The CCI represents a validated and widely recognised index of comorbidity that is frequently used in cancer studies [26, 27]. A large audit of colorectal cancer patients in the South Australian Cancer Registry, for example, found that increasing comorbidity was associated with increased cancer-specific and other cause mortality [28], and in head and neck malignancies, higher CCI values are associated with poorer OS [29]. Whilst our cohort was comorbid (mean CCI 8.5), we did not identify any association between CCI and OS or PFS in univariate analysis. Comorbidity was not evaluated in univariate or multivariate survival analyses for the other large real-world publications, but Strippoli et al. did report that having no comorbidity was associated with a more favourable ORR [14, 15, 22]. Comorbid patients are more likely to have compromised functional reserves, and thus there is a theoretical concern that these patients will face higher morbidity and mortality from immune-related toxicity, as has historically been seen with chemotherapy. For example, in the prospective MOST study, looking at patients aged ≥ 70 years who received chemotherapy for colon cancer, authors reported that during the first 500 days, 49.5% of patients experienced grade 3–4 toxicity and 30% of patients died [30]. However, despite our cohort being both comorbid and older, there were no patient deaths from treatment-related toxicity and the overall safety profile appeared acceptable.

There were 14 patients in our cohort who had locoregionally advanced disease. For many cases of locoregionally advanced CSCC, radiotherapy remains a treatment option; however, it too comes with the potential for toxicity. Whilst all patients included in this study were required to have a multidisciplinary discussion to ensure curative radiotherapy was not an option for them, there is growing interest in the use of ICIs in those for whom the morbidity of radiotherapy is deemed unacceptable. For example, there are now reports of ICIs in periorbital CSCC resulting in deep and durable responses in patients who declined curative surgery and/or radiotherapy due to concerns around the loss of their vision [31]. A single-centre retrospective review on the outcomes of radiotherapy for CSCC of the head and neck region reported radiotherapy could be well tolerated in an older cohort with CSCC without a significant impact on quality of life [2]. However, the toxicities associated with radiation can differ significantly in the aesthetically sensitive region of the head and neck based on the precise location treated, with common toxicities such as dermatitis, skin fibrosis, and alopecia to more specific toxicities such as ocular toxicity, mucositis, and xerostomia [32]. Thus a strong collaborative and multidisciplinary approach in the management of advanced CSCC remains paramount.

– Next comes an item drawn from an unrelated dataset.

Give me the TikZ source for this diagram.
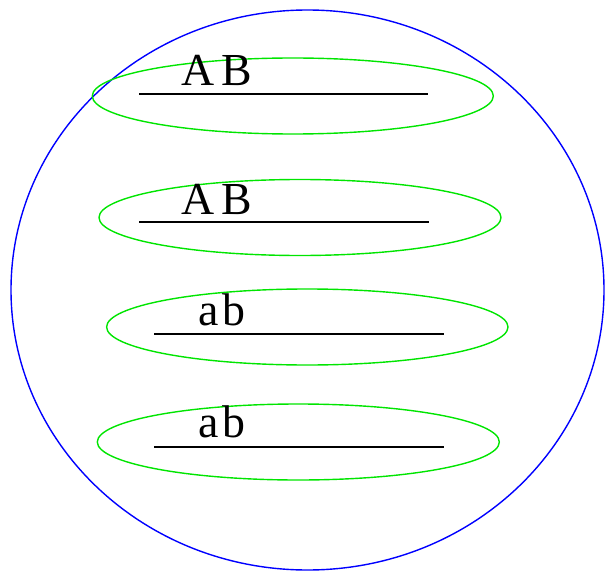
\documentclass[tikz,border=0pt]{standalone}
\usepackage{fontspec}
\setmainfont{Liberation Serif}
\usepackage{tikz}

\tikzset{
  loop/.style={green!90!black,line width=1.4bp},
  chrom/.style={black,line width=2.2bp},
  allele/.style={inner sep=0pt,anchor=base west,font=\fontsize{46}{52}\selectfont},
}

\begin{document}
\begin{tikzpicture}[x=1bp,y=-1bp]
\useasboundingbox (0,0) rectangle (607,573);
\draw[blue,line width=1.4bp] (307.5,290) ellipse [x radius=296.5,y radius=280];
% pairs
\draw[loop] (292.8,96) ellipse [x radius=200.5,y radius=38];
\draw[chrom] (139,94.3) -- (428,94.3);
\node[allele] (g1) at (181.7,85.7) {A\kern7bp B};
\draw[loop] (300,217.5) ellipse [x radius=201,y radius=38];
\draw[chrom] (139,222.3) -- (428.7,222.3);
\node[allele] (g2) at (181.7,214) {A\kern7bp B};
\draw[loop] (307.3,327) ellipse [x radius=200.7,y radius=38];
\draw[chrom] (154.3,334.3) -- (444.3,334.3);
\node[allele] (g3) at (198.3,325.7) {a\kern4bp b};
\draw[loop] (298.3,442) ellipse [x radius=201,y radius=38];
\draw[chrom] (154.3,446.7) -- (444.3,446.7);
\node[allele] (g4) at (198.3,437.7) {a\kern4bp b};
\end{tikzpicture}
\end{document}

The limitations of this study include its retrospective nature, variation in imaging modality used for tumour assessment, lack of central review of imaging and disease assessments, and that imaging assessment intervals occurred as per standard of care, thus reducing the precision of PFS estimates. Additionally, whilst this study is, to the best of our knowledge, the largest real-world report in an older cohort with advanced CSCC treated with ICIs, it is still limited by its small sample size, and thus definitive conclusions cannot be reached.

Our study demonstrates that ICIs can be considered as an acceptable treatment option in select older patients with advanced CSCC. This is particularly noteworthy given this older cohort consisted of a large number of comorbid, frail, and immunocompromised patients. The results of this study also reinforce the importance of ECOG score in selecting older advanced CSCC patients for ICIs.